Brazil’s recalcitrant president risks isolation after Trump defeat

Brazil’s recalcitrant president risks isolation after Trump defeat

Bolsonaro has yet to congratulate Biden and needs to change tack on foreign policy

For Jair Bolsonaro, abandoning Donald Trump was never going to be easy. Three weeks after Joe Biden’s victory, the Brazilian president is the only significant world leader — apart from Vladimir Putin — not to have congratulated the US president-elect.

The two rightwing populist presidents had forged not only a close personal relationship, but an alignment of foreign policies, with Brazil hitching its wagon to Mr Trump’s White House on issues from climate change to relations with Venezuela and China.

Now with Mr Biden promising an overhaul of US foreign policy — and a fresh focus on the environment — Mr Bolsonaro faces a stark choice: dramatically adjust Brazil’s international stance or maintain course and risk isolation.

“Biden’s victory is an earthquake of tremendous proportions for Brazil’s current foreign policy, which relied almost exclusively on a special relationship with Trump,” said a senior diplomat working on US-Brazil relations.

“I think Biden is pragmatic and will reach out to Bolsonaro, but the Brazilian government will have to change course, especially in the areas of environment and its ideological foreign policy, in order to be able to create a ‘modus vivendi’ with the new US administration.”

It is a sentiment echoed to various degrees by several other diplomats in Itamaraty — Brazil’s famously multilateralist Foreign Office — who have seethed quietly for the past two years as Latin America’s largest nation followed the US in promoting conservative causes far removed from their traditional remit.

Preventing religious persecution, for example, became a priority under Mr Bolsonaro — a vocal evangelical Christian — despite the country having little historical expertise on the issue.

One adviser to Ernesto Araújo, Brazil’s foreign minister, said he expected the “cultural and religious issues” to disappear from the bilateral relationship with Mr Biden and that Brazil would face diminished support from the US on key policy objectives, such as its admission to the OECD.

But he cautioned that change would be gradual, pointing out that the “US State Department has been hollowed out in recent years and needs to recover its capacity.
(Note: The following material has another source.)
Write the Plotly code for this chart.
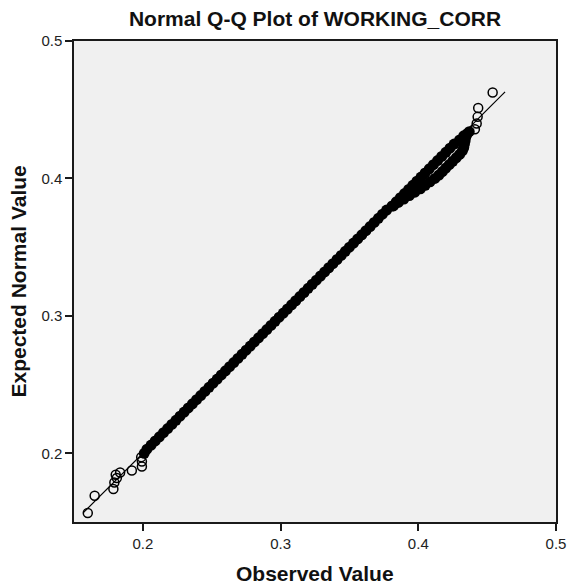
import plotly.graph_objects as go

# ---- data (Observed value, Expected normal value) ----
ref_obs = [0.157, 0.463]
ref_exp = [0.157, 0.463]

tail_obs = [0.160, 0.165, 0.1786, 0.1793, 0.1811, 0.1803, 0.1835, 0.192, 0.1993, 0.1993, 0.1988,
            0.4411, 0.4424, 0.4431, 0.4435, 0.454]
tail_exp = [0.1565, 0.1691, 0.174, 0.1788, 0.182, 0.1844, 0.186, 0.1875, 0.1904, 0.194, 0.1972,
            0.4358, 0.440, 0.4448, 0.4513, 0.4625]

band_exp = [0.200, 0.203, 0.206, 0.209, 0.212, 0.215, 0.218, 0.221, 0.224, 0.227, 0.230, 0.233,
            0.236, 0.239, 0.242, 0.245, 0.248, 0.251, 0.254, 0.257, 0.260, 0.263, 0.266, 0.269,
            0.272, 0.275, 0.278, 0.281, 0.284, 0.287, 0.290, 0.293, 0.296, 0.299, 0.302, 0.305,
            0.308, 0.311, 0.314, 0.317, 0.320, 0.323, 0.326, 0.329, 0.332, 0.335, 0.338, 0.341,
            0.344, 0.347, 0.350, 0.353, 0.356, 0.359, 0.362, 0.365, 0.368, 0.371, 0.374, 0.377,
            0.380, 0.383, 0.386, 0.389, 0.392, 0.395, 0.398, 0.401, 0.404, 0.407, 0.410, 0.413,
            0.416, 0.419, 0.422, 0.425, 0.428, 0.431, 0.434]
band_obs = [0.201, 0.203, 0.206, 0.209, 0.212, 0.215, 0.218, 0.221, 0.224, 0.227, 0.230, 0.233,
            0.236, 0.239, 0.242, 0.245, 0.248, 0.251, 0.254, 0.257, 0.260, 0.263, 0.266, 0.269,
            0.272, 0.275, 0.278, 0.281, 0.284, 0.287, 0.290, 0.293, 0.296, 0.299, 0.302, 0.305,
            0.308, 0.311, 0.314, 0.317, 0.320, 0.323, 0.326, 0.329, 0.332, 0.335, 0.338, 0.341,
            0.344, 0.347, 0.350, 0.353, 0.356, 0.359, 0.362, 0.365, 0.368, 0.371, 0.374, 0.377,
            0.381, 0.384, 0.387, 0.390, 0.393, 0.396, 0.399, 0.402, 0.405, 0.408, 0.411, 0.414,
            0.417, 0.420, 0.423, 0.426, 0.430, 0.433, 0.437]

lobe_exp = [0.380, 0.3825, 0.385, 0.3875, 0.390, 0.3925, 0.395, 0.3975, 0.400, 0.4025, 0.405,
            0.4075, 0.410, 0.4125, 0.415, 0.4175, 0.420, 0.4225, 0.425, 0.4275, 0.430, 0.4325]
lobe_obs = [0.382, 0.3855, 0.3895, 0.3935, 0.3975, 0.4015, 0.405, 0.4085, 0.412, 0.415, 0.4175,
            0.420, 0.4225, 0.425, 0.4275, 0.430, 0.432, 0.433, 0.4335, 0.434, 0.4345, 0.4355]

x_ticks = [0.2, 0.3, 0.4, 0.5]
y_ticks = [0.2, 0.3, 0.4, 0.5]
x_tick_text = ["0.2", "0.3", "0.4", "0.5"]
y_tick_text = ["0.2", "0.3", "0.4", "0.5"]

FONT = "Liberation Sans, Arial, sans-serif"

fig = go.Figure()
fig.add_trace(go.Scatter(x=band_obs, y=band_exp, mode="markers",
                         marker=dict(symbol="circle", size=11, color="black", line=dict(width=0)),
                         hoverinfo="skip"))
fig.add_trace(go.Scatter(x=lobe_obs, y=lobe_exp, mode="markers",
                         marker=dict(symbol="circle", size=11, color="black", line=dict(width=0)),
                         hoverinfo="skip"))
fig.add_trace(go.Scatter(x=tail_obs, y=tail_exp, mode="markers",
                         marker=dict(symbol="circle-open", size=9, color="black", line=dict(width=1.5)),
                         hoverinfo="skip"))
fig.add_trace(go.Scatter(x=ref_obs, y=ref_exp, mode="lines",
                         line=dict(color="black", width=1.2), hoverinfo="skip"))

axis_common = dict(
    showgrid=False, zeroline=False, showline=True, linecolor="#1a1a1a", linewidth=1.5,
    mirror=True, ticks="outside", ticklen=7, tickwidth=2, tickcolor="#1a1a1a",
    tickfont=dict(family=FONT, size=15, color="#222222"), automargin=False,
)

fig.update_layout(
    width=567, height=587,
    margin=dict(l=74, r=11, t=41, b=65),
    paper_bgcolor="white", plot_bgcolor="#f0f0f0",
    showlegend=False,
    title=dict(text="<b>Normal Q-Q Plot of WORKING_CORR</b>", x=0.5, xref="paper",
               y=1 - 19 / 587, yanchor="middle",
               font=dict(family=FONT, size=21, color="#111111")),
    xaxis=dict(range=[0.15, 0.5], tickvals=x_ticks, ticktext=x_tick_text, **axis_common),
    yaxis=dict(range=[0.15, 0.5], tickvals=y_ticks, ticktext=y_tick_text, **axis_common),
    annotations=[
        dict(text="<b>Observed Value</b>", xref="paper", yref="paper", x=0.5,
             y=-(573 - 522) / 481.0, xanchor="center", yanchor="middle", showarrow=False,
             font=dict(family=FONT, size=21, color="#111111")),
        dict(text="<b>Expected Normal Value</b>", xref="paper", yref="paper",
             x=-(74 - 18) / 482.0, y=0.5, xanchor="center", yanchor="middle", showarrow=False,
             textangle=-90, font=dict(family=FONT, size=21, color="#111111")),
    ],
)

fig.write_html("out.html")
And Latin America has never been a priority” for Washington.

Observers say the fate of Mr Araújo — Brazil’s populist foreign minister who is close to Mr Bolsonaro — will offer an indication of how Brazil intends to proceed. If he stays in the post, Brazil is likely to maintain its present position on foreign policy. If he is replaced, it would signal that Mr Bolsonaro is ready to deal with Mr Biden.

Any change, however, could have repercussions for Mr Bolsonaro’s domestic standing.

“The Biden victory will change the internal dynamics within the government, giving the military and the economic teams more leverage. But it is not an easy game as Mr Bolsonaro’s base is crucial and Araújo is much loved,” said Monica Herz, a professor of international relations at the Pontifical Catholic University of Rio de Janeiro.

The question of if and how Brazilian foreign policy will evolve is a pressing one because Mr Biden has already singled out Brasília. In his final debate with Mr Trump, the president-elect said he would create a multibillion- dollar fund to protect the Amazon rainforest from deforestation and threatened economic sanctions if Brazil did not comply.

In an ominous early indication of potentially stormy seas ahead, the Brazilian president responded that the country would respond with “gunpowder” if it was punished — a comment that elicited widespread mockery among Brazil’s netizens.

Most analysts think, however, that Mr Bolsonaro will change his tone once he begins to feel pressure from the Brazil’s business elite, which recognise the importance of good relations with the country’s second largest trading partner.

“Bolsonaro will step by step moderate his speech and try to adapt his narrative. He will be compelled,” said Hussein Kalout, a former government secretary for strategic affairs, adding that Brazil could use the rollout of 5G as an olive branch to build relations with the Biden administration.

“Bolsonaro is now between a rock and a hard place. He doesn’t have many options. That is why he will be more pragmatic.”